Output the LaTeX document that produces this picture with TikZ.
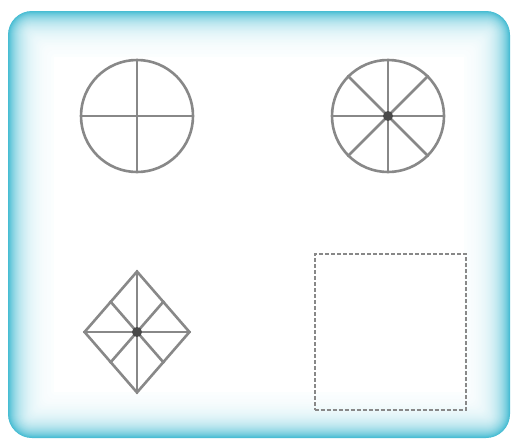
\documentclass[tikz,border=0pt]{standalone}
\usetikzlibrary{shapes.geometric}
\definecolor{glow}{HTML}{45BCD3}
\definecolor{stroke}{HTML}{888888}
\definecolor{hub}{HTML}{4A4A4A}

\begin{document}
\begin{tikzpicture}[x=0.5pt,y=-0.5pt,
  shape line/.style={draw=stroke,line width=1.3pt,inner sep=0pt},
  wheel/.style={shape line,circle,minimum size=56pt},
  kite/.style={shape line,diamond,minimum width=53pt,minimum height=61pt},
  dashbox/.style={draw=stroke,dash pattern=on 2pt off 1pt,line width=1pt,inner sep=0pt,
    minimum width=75.5pt,minimum height=78pt},
  spoke/.style={draw=stroke,line width=1.3pt},
  hubdot/.style={circle,fill=hub,inner sep=0pt,minimum size=5pt}
]
\useasboundingbox (0,0) rectangle (512,439);

% glowing frame
\fill[white] (0,0) rectangle (512,439);
\foreach \k in {0,...,90}{
  \pgfmathtruncatemacro\p{100*exp(-\k/24)}
  \pgfmathsetmacro\r{max(24-0.5*\k,6)}
  \fill[glow!\p!white,rounded corners=\r*0.5pt]
    (8+0.5*\k,11+0.5*\k) rectangle (510-0.5*\k,438-0.5*\k);
}
\fill[white] (54,57) rectangle (464,392);

% figures
\node[wheel] (cross) at (137,116) {};
\node[wheel] (star) at (388,116) {};
\node[kite] (rhomb) at (137,332) {};
\node[dashbox] (square) at (390,332) {};

\draw[spoke] (cross.north) -- (cross.south);
\draw[spoke] (cross.west) -- (cross.east);

\foreach \a in {north,south,east,west,north east,north west,south east,south west}
  \draw[spoke] (star.center) -- (star.\a);
\foreach \a in {north,south,east,west,north east,north west,south east,south west}
  \draw[spoke] (rhomb.center) -- (rhomb.\a);

\node[hubdot] (starhub) at (star.center) {};
\node[hubdot] (rhombhub) at (rhomb.center) {};
\end{tikzpicture}
\end{document}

_REQUEST_:
Write out the listing word for word, omitting the pictures it holds.

_WORKED SOLUTION_:
Output the LaTeX document that produces this picture with TikZ.
\documentclass[tikz,border=0pt]{standalone}
\usetikzlibrary{shapes.geometric}
\definecolor{glow}{HTML}{45BCD3}
\definecolor{stroke}{HTML}{888888}
\definecolor{hub}{HTML}{4A4A4A}

\begin{document}
\begin{tikzpicture}[x=0.5pt,y=-0.5pt,
  shape line/.style={draw=stroke,line width=1.3pt,inner sep=0pt},
  wheel/.style={shape line,circle,minimum size=56pt},
  kite/.style={shape line,diamond,minimum width=53pt,minimum height=61pt},
  dashbox/.style={draw=stroke,dash pattern=on 2pt off 1pt,line width=1pt,inner sep=0pt,
    minimum width=75.5pt,minimum height=78pt},
  spoke/.style={draw=stroke,line width=1.3pt},
  hubdot/.style={circle,fill=hub,inner sep=0pt,minimum size=5pt}
]
\useasboundingbox (0,0) rectangle (512,439);

% glowing frame
\fill[white] (0,0) rectangle (512,439);
\foreach \k in {0,...,90}{
  \pgfmathtruncatemacro\p{100*exp(-\k/24)}
  \pgfmathsetmacro\r{max(24-0.5*\k,6)}
  \fill[glow!\p!white,rounded corners=\r*0.5pt]
    (8+0.5*\k,11+0.5*\k) rectangle (510-0.5*\k,438-0.5*\k);
}
\fill[white] (54,57) rectangle (464,392);

% figures
\node[wheel] (cross) at (137,116) {};
\node[wheel] (star) at (388,116) {};
\node[kite] (rhomb) at (137,332) {};
\node[dashbox] (square) at (390,332) {};

\draw[spoke] (cross.north) -- (cross.south);
\draw[spoke] (cross.west) -- (cross.east);

\foreach \a in {north,south,east,west,north east,north west,south east,south west}
  \draw[spoke] (star.center) -- (star.\a);
\foreach \a in {north,south,east,west,north east,north west,south east,south west}
  \draw[spoke] (rhomb.center) -- (rhomb.\a);

\node[hubdot] (starhub) at (star.center) {};
\node[hubdot] (rhombhub) at (rhomb.center) {};
\end{tikzpicture}
\end{document}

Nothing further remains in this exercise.